By CBSLA Staff

SANTA ANA (CBSLA) — Orange County reported 628 new COVID-19 cases on Wednesday, raising the cumulative case count to 66,585.

The death toll also rose by two on Wednesday to 1,528.

Even as cases and hospitalizations continue to increase across the county, officials said they are still confident they can control the surge.

“I think it’s important to take a look at the positive COVID-19 cases in the county, but also as a percentage of those cases, how many of those are individuals who get hospitalized and also keep track of our hospital bed capacity,” County Supervisor Lisa Bartlett said.

Bartlett said that local medical centers are well prepared for a surge, but they are still monitoring to make sure no hospitals become overwhelmed.

“Right now we still have significant bed staffing in Orange County,” Bartlett said. “But we need to keep track as COVID cases rise and how many get hospitalized. We want to sure our health care system doesn’t get overwhelmed.”

Even with a rise in hospitalizations, the county has not seen a sharp spike in ICU beds being filled by COVID-19 patients, which could be attributed to doctors becoming more efficient and knowledgeable about treating the virus, she said.

Bartlett reminded residents that the biggest source of transmission at this time is indoor gatherings with family and friends.

“I think it’s small to medium private gatherings, where people are in close proximity without face coverings,” Bartlett said.

Orange County was placed back in the purple tier of the state’s reopening roadmap this week, and businesses were forced to comply with the tighter restrictions with 24 hours. Bartlett and other county leaders said that forcing businesses back into these restrictions is “punishing” them when they aren’t as much of a vector for the disease.

“We can only shut down so much,” she said. “That’s why with the private gatherings we have to figure out how to target those.”

Orange County CEO Frank Kim speculated that the Nov. 3 election may have contributed to the rise as well.

“Any time you have a public gathering that could include social or election-related or community protests — we’re not saying you can’t do those things — but we’re saying they’re absolutely one of the areas of greater risk because you’re interacting with people outside of your normal cohorts and you don’t know what parts of the community these people are coming from, so now you have a mixture of people who may or may not be from the same county. It’s an unstable cohort and that is added risk.”

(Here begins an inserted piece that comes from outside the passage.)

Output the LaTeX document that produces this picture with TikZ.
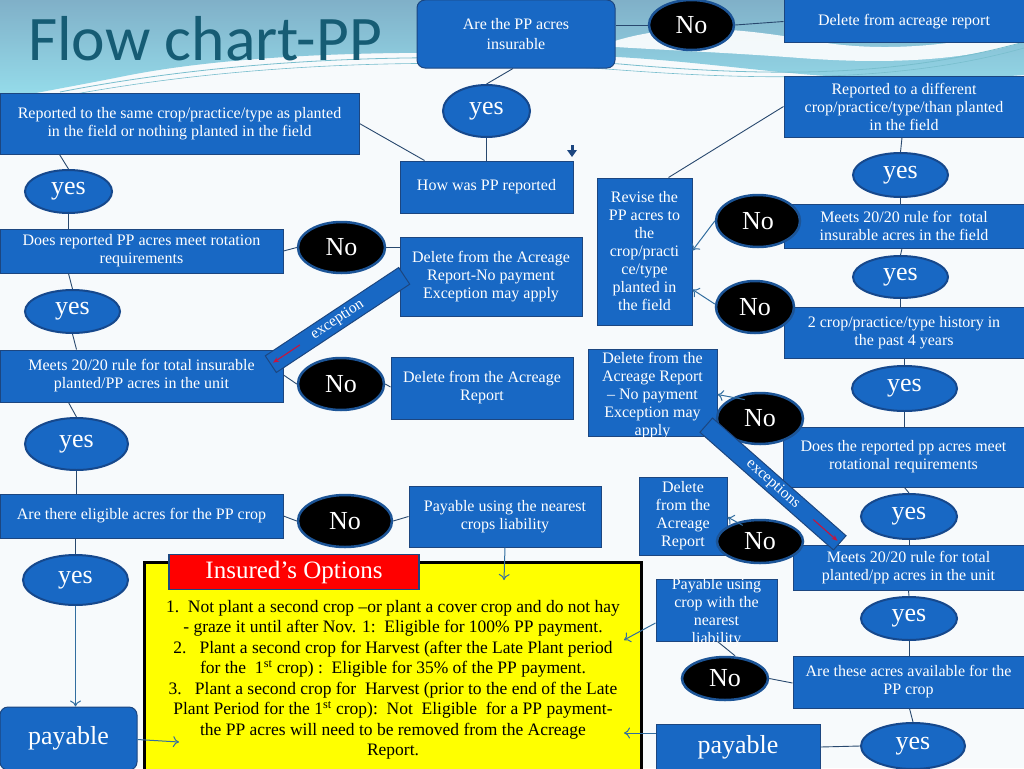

Although cases have risen sharply, deaths have been decreasing over the past few weeks. Since Sunday, the county has reported just four deaths.

However, Bartlett warned that deaths are often a lagging indicator and fatalities could increase as hospitalizations continue to increase.

The number of people in the county hospitalized with the virus rose from 270 on Tuesday to 291 on Wednesday. The number of ICU patients rose from 79 to 90.

The county’s positivity rate climbed from 3.3% last week to 4.6% this week. The daily case rate per 100,000 residents sharply rose from 5.6 to 10.8.